Seeing no way out, I had to re-pile ALL of the ecletic crap helter skelter in under two minutes into my closet and around the perimeter of the guest bedroom as Mark watched me take the bed apart and carry the mattress, BY MYSELF over to the side of the room. THEN he said, “Need some help hon?” ERRRRRHHHHGGG I wanted to kill HIM. TECHNO JOE and ALL MEN who think springing technicians on their wives when the house is CRAP is a good idea!
Ok, this horrifying event had happened, and Techno Joe was there, in the forbidden room of endless junk. What more could happen?
“I don’t think this will work well after testing the line. Anywhere else I can try?”
“Well we COULD check out the living room after all,” said Mark reasonably.
“WHAT???? Isn’t that what *I* asked for BEFORE you had me dismantle the F-ing GUEST DUMP?”
Mark looked blank. Techno Joe only wanted to actually find a spot to do his job,
At least the living room was halfway decent and not filled with junk.
“Here we go”, I led Techno Joe to the last known phone outlet by the blanketed table the cats sleep on. He bent over and THEN I notice the blanket is NOW FILLED WITH CAT BARF and HAIRBALLS! OMG, what more can happen?
“Er, let me get these blankets out of your way.”
I whisk the offending cat soiled items off the table and into the wash, bearing a slim hope their disgusting state had passed Techno Joe’s notice.
“This jack doesn’t have strong signal. Anywhere else?”
“I don’t know, Techno Joe, Do you think there is ANY ROOM LEFT IN THIS HOUSE THAT IS TOTALLY EMBARRASSING TO LET A STRANGER INSIDE OF?”
“What about the upstairs closet? It is the main line connection. Should work” says Mark.
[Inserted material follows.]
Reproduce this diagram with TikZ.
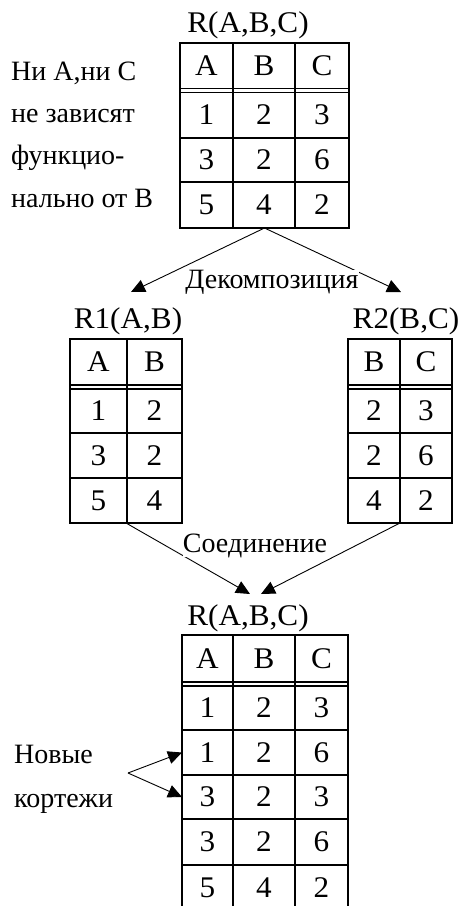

I’m defeated and totally hoping no sex toys or other treasures are in there. But Techno Joe Assures me, that he’s seen it all.
Mark assures me our house isn’t as messy as some, and Techno Joe has seen ALL KINDS of CRAP in his work. All kinds of people are messy (including us now, I say under my breath) and he doesn’t care.
This location works! We fire up our devices and I can work on my computer EVEN when the TV is streaming, AMAZING! Mark can stream all kinds of data on his phone as well. We shake techno Joe’s hand. Good job dude!
But it is TOO late for voice practice and my lungs are wack from moving piles of crap in our cat-dusty house, so I shrug my shoulders and give it a rest.
Early to bed, Early to rise.
Example of every day is a new day
Got up, wanted to walk around the park before it got TOO DARN HOT, but my shoes were worn and I worried about my feet getting more sore from lack of support. THEN a miracle. As I was re-arranging the guest room pile of crap in the closet, I discovered…
Had a darn nice walk this morning…
Got home in time to do laundry, post this, and I will now get to voice practice before class.
Miracle of Progress
And with this nightmare come true of having my messy clutter exposed, I didn’t blink, binge or hate myself. I shrugged and noted that I prefer my house to be different than what Techno Joe had to see. Time to work on that. I’m glad I’ve been working on me so the shame didn’t derail me, nor cause me to scream like a shrew at Mark, nor blame him, nor to do other than notice it isn’t pleasant to have your secret shame unexpectedly revealed. Who knows? Maybe it is all of the practice I have sharing the less than perfect parts of my life with you BCs that kept me emotionally on track and let me sleep easy despite the House of Horror experience.
What’s next? I’ll suddenly FORGET to wear my clothes to class?